Months later a poorly organised coup occurred without adequate planning for success. Sadiq al-Mahdi planned the coup, but betrayed it, even targeting its reluctant organiser Brigadier-General Muhammad Nour Saad for assassination, along with the Muslim Brotherhood’s Othman Khaled Mudawi and the Democratic Union’s Ali Mahmoud Hassanein. Saad and others involved in the coup attempt were executed.
Nimeiry was eventually ousted from power in a coup in May 1985 after popular unrest. The successful coup was led by Marshall Suwar Al-Dahab while Nimeiry was abroad. Al-Dahab returned Sudan to civilian rule in 1986, but Sadiq Al-Mahdi was overthrown in yet another coup, led by Omar Al-Bashir, who ruled with an iron fist for three decades until he was forced from power in 2019.
Nimeiry died in 2009, aged 79. His football honeymoon was short-lived, but he clung to power. Cameroon would host the 1972 edition, believing that they would host and win. That didn’t happen, but the Ivorians would not appear in the 1972 Africa Cup of Nations (AFCON) Finals. They were beaten in the qualification round by Congo-Brazzaville. That meant that the great Laurent Pokou would not get the chance to add to his tally.
Records Galore
In the 1970 edition of the Africa Cup of Nations (AFCON) Finals la Côte d’Ivoire’s African great the late Laurent Pokou established records galore. He bettered the four goals in a match that Mohamed Diab Al-Attar (Ad-Diba) had scored in the first AFCON Final in 1957 against Ethiopia with five in the 6-1 thrashing of Ethiopia.
Pokou had already established a share of the individual goal scorer record for a single edition of AFCON with Egypt’s Hassan El-Shazly having scored six goals in 1968. In the 1970 edition Pokou bettered that tally scoring eight, while El-Shazly netted five times. Despite participating in two more AFCONs, Pokou would not score again, but he set an AFCON record of 14 in AFCON Finals.[1]
Passing the Torch
Sudan had hosted and won AFCON and Nimeiry had delivered the success, controversial or not. The next edition would be in Cameroon, a powerhouse of African club football – the first winners of African Cup of Champions Clubs, Oryx Douala, were from Cameroon and won the 1964-65 edition, beating Stade Malien 2-1 in Accra. 30000 attended the match, whereas two days earlier 20000 more saw the third placed match between Ghana’s Real Republicans (the core of Ohene Djan and Kwame Nkrumah’s vision for Ghanaian football) beat Ethiopia’s Cotton Factory Club 3-1.

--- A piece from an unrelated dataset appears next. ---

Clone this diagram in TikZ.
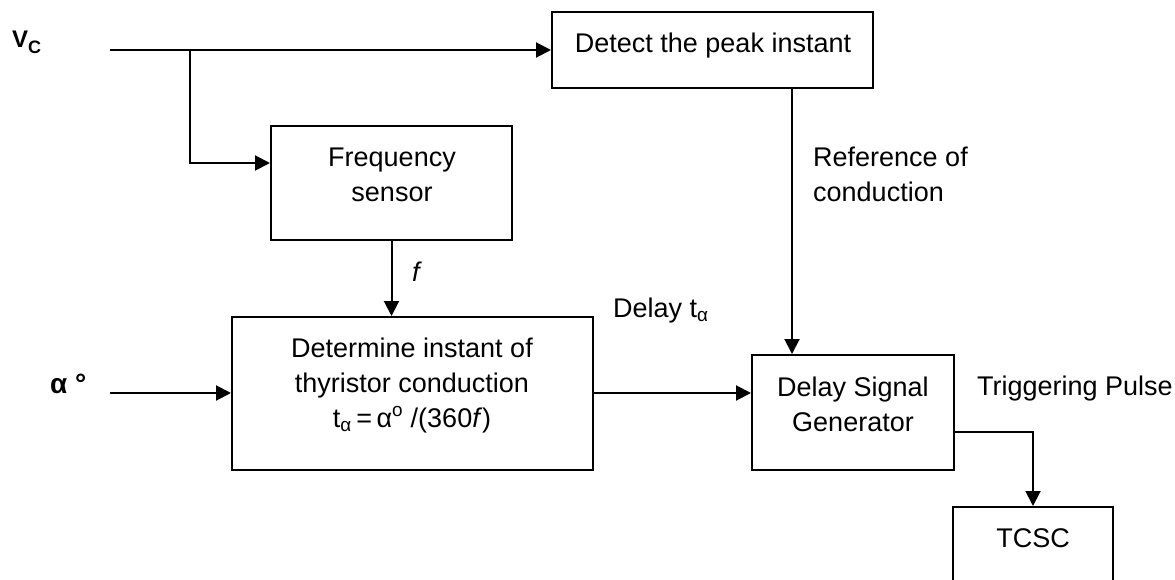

Meanwhile, Cameroon would have a chance to avenge their elimination in 1970 as both qualified automatically as champions and hosts. They prepared to host AFCON for the first time. Nothing less than lifting the trophy for the first time would do.
[1] Pokou set three AFCON records in 1970 – one of which the most goals by an individual in one AFCON Finals match still stands. His tally of 14 was broken by Cameroon’s African great Samuel Eto’o Fils in the 2008 edition of AFCON in Ghana. He broke the record on January 30th with a brace against Sudan in a 3-0 win in Tamale. Pokou’s record of eight in a single edition was broken four years after he set in Sudan by the Congolese great, the late Pierre Ndaye Mulamba, although Ndaye had an extra match as 1974’s edition was the only final of AFCON to require a replay. Ndaye scored a brace in both the final on March 12th and replay two days later, thus equalling Ad-Diba’s record for goals in the final, although Ad-Diba only had one match to get his four.